Que le gouvernement de compétences y réfléchisse sérieusement afin de prendre la responsabilité de sortit la Tunisie de ses chemins qui ne mènent nulle part par la seule voie passante en Tunisie, celle d'un État civil, quitte à rester dans le provisoire jusqu'à sa mise sur pied, un tel état étant plus propice aux libertés que celui d'une autorité relégitimée et qui refuse de telles libertés.

Dans l'immédiat, seul le gouvernement actuel de compétence peut incarner cet impératif catégorique du vivre-ensemble pluraliste conforme aux fondamentaux du pays pour peu qu'il assume pleinement et entièrement ses compétences en étant seul en charge des responsabilités du pays en finissant de se libérer de la tutelle des partis qui se réclament d'une légitimité qui ne fait encore illusion que pour les amateurs de momies.

Le gouvernement doit obtenir au nom de la nécessité de faire face sérieusement au défi terroriste une délégation exceptionnelle de pouvoirs faisant du chef de gouvernement le seul maître à bord dans le pays, une sorte de protecteur des acquis de l'État civil avant qu'ils ne soient pas remis en cause à la faveur de cette opération commerciale du scrutin électoral.

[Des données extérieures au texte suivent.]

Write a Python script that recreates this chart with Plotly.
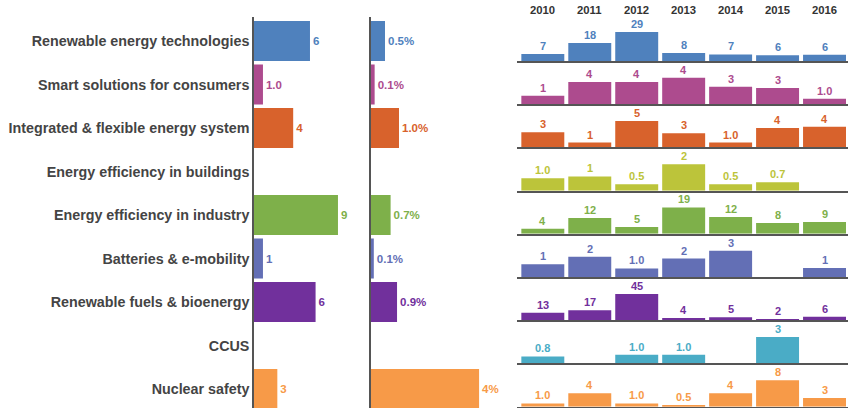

Pour cela,  M. Jomaa doit répondre à l'appel de l'histoire qui le regarde ! Son devoir est de sauver la démocratie Tunisie en la sortant de l'impasse dans laquelle elle est et du mur vers lequel elle fonce ! Il en a la capacité; il lui faut juste oser. Car il aura derrière vous le peuple, le vrai, seul qui compte face aux minorités embrigadées par les partis.